The Jackal: July 2026

1 Jul 2026

Illegal Cigarettes Up 74% Since National Canned Smokefree

Here is the number National does not want you dwelling on. In 2023, the year before this coalition tore up New Zealand's world leading smokefree laws, Customs seized 8.5 million illegal cigarettes. By 2025, the first full year under the repeal, that figure had climbed to 14.8 million. That’s a shocking 74 percent increase in illegal cigarettes flooding the country, on this government's watch, as a direct consequence of decisions this government made.

Christopher Luxon told the country the opposite would happen. On the day he was sworn in, he defended the repeal by warning that cutting the number of licensed tobacco retailers would create an untaxed black market, ripe for ramraids and organised crime. It was a confident, specific claim, and it was wrong in exactly the way public health researchers warned it would be at the time.

Yesterday, 1 News reported:

Five arrested, 1.38 million illegal cigarettes seized in raids

Five people have been arrested and 1.38 million illegal cigarettes seized in a series of raids at dairies and homes across the North Island.

Authorities carried out 21 raids at eight retail outlets and six residential addresses in Rotorua, Waikato and Auckland as part of the six-month operation.

The operation, dubbed Operation Clarify, was led by Customs, with support from police and Health New Zealand

Customs estimated that 1.378 million cigarettes, representing more than $2 million in evaded tobacco excise, were seized. Around $170,000 in cash was also seized. 
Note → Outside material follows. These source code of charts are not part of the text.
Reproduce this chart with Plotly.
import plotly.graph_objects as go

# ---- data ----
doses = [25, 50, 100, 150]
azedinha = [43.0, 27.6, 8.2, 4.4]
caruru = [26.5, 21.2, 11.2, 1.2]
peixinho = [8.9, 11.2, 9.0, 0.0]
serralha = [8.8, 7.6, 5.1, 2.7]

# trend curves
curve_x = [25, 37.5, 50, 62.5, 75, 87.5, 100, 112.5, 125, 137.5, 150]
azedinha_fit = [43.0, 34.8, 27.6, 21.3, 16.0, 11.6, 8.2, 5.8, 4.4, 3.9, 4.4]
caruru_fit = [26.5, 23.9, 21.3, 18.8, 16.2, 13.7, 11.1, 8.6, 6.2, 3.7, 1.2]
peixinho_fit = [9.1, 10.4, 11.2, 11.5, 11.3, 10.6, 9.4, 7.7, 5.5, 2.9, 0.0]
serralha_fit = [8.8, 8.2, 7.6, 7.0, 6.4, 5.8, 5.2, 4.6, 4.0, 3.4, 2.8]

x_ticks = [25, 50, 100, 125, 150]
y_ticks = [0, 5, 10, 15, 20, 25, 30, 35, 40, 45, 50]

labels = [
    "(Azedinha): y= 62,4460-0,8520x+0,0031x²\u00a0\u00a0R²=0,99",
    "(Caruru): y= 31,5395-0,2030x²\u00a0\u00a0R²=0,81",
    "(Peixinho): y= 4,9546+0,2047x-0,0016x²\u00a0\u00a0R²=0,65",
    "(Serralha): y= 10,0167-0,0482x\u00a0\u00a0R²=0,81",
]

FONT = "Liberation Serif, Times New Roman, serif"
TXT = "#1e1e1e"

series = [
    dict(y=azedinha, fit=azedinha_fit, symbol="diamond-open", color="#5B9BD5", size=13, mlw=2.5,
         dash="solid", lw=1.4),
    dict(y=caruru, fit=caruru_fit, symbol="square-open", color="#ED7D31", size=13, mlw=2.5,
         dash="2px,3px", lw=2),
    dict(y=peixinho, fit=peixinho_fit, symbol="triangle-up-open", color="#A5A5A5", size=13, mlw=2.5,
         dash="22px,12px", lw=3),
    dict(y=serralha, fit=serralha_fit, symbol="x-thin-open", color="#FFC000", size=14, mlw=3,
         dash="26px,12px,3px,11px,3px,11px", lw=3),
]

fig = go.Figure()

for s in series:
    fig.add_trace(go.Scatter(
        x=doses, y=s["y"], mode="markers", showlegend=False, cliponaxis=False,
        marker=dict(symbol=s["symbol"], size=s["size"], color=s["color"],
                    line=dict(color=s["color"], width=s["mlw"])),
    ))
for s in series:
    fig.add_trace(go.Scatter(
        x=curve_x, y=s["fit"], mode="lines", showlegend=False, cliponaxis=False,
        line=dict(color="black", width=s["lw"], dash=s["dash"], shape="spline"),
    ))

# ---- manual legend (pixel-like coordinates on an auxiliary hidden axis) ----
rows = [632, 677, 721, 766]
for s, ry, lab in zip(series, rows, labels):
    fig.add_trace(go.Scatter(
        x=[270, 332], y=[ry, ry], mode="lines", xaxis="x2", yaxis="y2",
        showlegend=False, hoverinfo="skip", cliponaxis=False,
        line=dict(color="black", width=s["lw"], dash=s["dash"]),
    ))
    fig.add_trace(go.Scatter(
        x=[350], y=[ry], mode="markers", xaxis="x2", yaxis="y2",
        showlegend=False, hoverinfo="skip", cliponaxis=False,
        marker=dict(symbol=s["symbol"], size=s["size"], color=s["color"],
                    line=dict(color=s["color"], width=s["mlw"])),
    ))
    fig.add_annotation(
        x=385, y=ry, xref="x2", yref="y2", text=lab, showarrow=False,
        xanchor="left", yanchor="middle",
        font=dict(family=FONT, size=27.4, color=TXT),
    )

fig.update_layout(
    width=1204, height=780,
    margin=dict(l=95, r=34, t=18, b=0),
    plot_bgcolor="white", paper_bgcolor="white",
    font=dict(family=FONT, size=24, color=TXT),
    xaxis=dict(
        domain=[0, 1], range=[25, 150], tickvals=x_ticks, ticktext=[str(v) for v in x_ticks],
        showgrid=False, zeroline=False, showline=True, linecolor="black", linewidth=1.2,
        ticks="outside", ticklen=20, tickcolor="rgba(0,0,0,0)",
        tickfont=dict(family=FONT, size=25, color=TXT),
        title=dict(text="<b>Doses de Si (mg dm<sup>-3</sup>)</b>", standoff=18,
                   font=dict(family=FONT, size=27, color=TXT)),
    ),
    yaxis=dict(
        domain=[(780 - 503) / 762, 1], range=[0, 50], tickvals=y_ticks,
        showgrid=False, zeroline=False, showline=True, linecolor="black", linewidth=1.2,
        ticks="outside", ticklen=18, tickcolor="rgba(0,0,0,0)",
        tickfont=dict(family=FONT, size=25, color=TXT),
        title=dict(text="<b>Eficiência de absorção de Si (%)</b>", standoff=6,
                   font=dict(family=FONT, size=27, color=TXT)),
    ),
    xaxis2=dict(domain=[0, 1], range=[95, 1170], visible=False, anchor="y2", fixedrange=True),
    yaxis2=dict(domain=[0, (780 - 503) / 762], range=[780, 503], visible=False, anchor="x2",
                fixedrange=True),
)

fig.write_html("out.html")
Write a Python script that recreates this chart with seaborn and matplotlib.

The trouble for Luxon is that none of the measures he blamed in advance ever got the chance to operate. Denicotinisation, the retailer cap, and the smokefree generation clause were repealed within his government's first hundred days, before any of them could plausibly have caused anything. What has actually driven the explosion in illicit tobacco is the environment National itself created once those protections were gone.

Start with the money. This coalition of chaos government set aside $216 million to fund a 50 percent cut to excise tax on heated tobacco products, a change that mainly benefits Philip Morris, whose New Zealand external affairs staff include former senior figures from NZ First's own political operation.

Customs Minister Casey Costello has since told media the reason for the surge in seizures is that excise increases breached a threshold, creating a big price differential. Health researchers have called that explanation straight out of the tobacco industry playbook.

Then there’s the enforcement gap this government left wide open. It took until May 2026, more than two years after the repeal, for Customs, police and the health sector to even be combined into a single Illicit Tobacco Action Group. By the time that group carried out its first major operation this week, arresting five people and seizing 1.378 million cigarettes across Rotorua, Waikato and Auckland, investigators found the network they broke up had been actively recruiting more retailers to expand. National had years of warning and years of rising seizure data. It moved only once the numbers had become impossible to ignore.

None of this is abstract. Modelling of the repealed legislation found it would have cut smoking deaths by 1,170 within ten years and by 8,150 within twenty, including 2,811 fewer deaths among Māori, who continue to carry a wildly disproportionate share of this country's smoking harm. Every one of those numbers represents a New Zealander whose death this government could have prevented.

The Cancer Society estimated that within the first hundred days of the coalition alone, roughly 585 New Zealanders would die from tobacco related cancer, a toll the repealed law was specifically designed to start bringing down.

As Otago University public health researcher Andrew Waa put it at the time, one death from this toxic product is one too many. Health Coalition Aotearoa co-chair Boyd Swinburn was blunter still, accusing the coalition of putting the profits of the tobacco industry ahead of the health of New Zealanders.

Back in November 2023, RNZ reported:

Smokefree legislation would have driven cigarette black market - Christopher Luxon

Luxon told Morning Report there were "some practical issues" with the amendments to legislation passed last year that National, ACT and New Zealand First disagreed with, such as reducing the number of retailers that could sell tobacco.

The amendments, parts of which are yet to come into force, would also have created a generation of young New Zealanders who would never legally be able to buy cigarettes.

"To say that actually, you can concentrate all that distribution in a few shops and you have one smoke shop in one small town in New Zealand, you can't not tell me that will be a massive target for ramraids and crime; there will be an increased black market - an untaxed black market - for cigarette smokes," he said.


This isn't a government that got the settings wrong through incompetence. It repealed a law on the advice of arguments that mirrored tobacco industry submissions almost word for word, funded partly by a tax break that happened to suit Philip Morris, and then took two and a half years to build an enforcement response to the entirely predictable consequences. The illicit market didn't grow despite National's choices. It grew because of them.

Luxon promised that repealing the law would prevent a black market in tobacco products. Instead he built one, funded the industry driving it, and let it run largely unchecked while people, disproportionately Māori, kept dying of a disease this country was on track to end.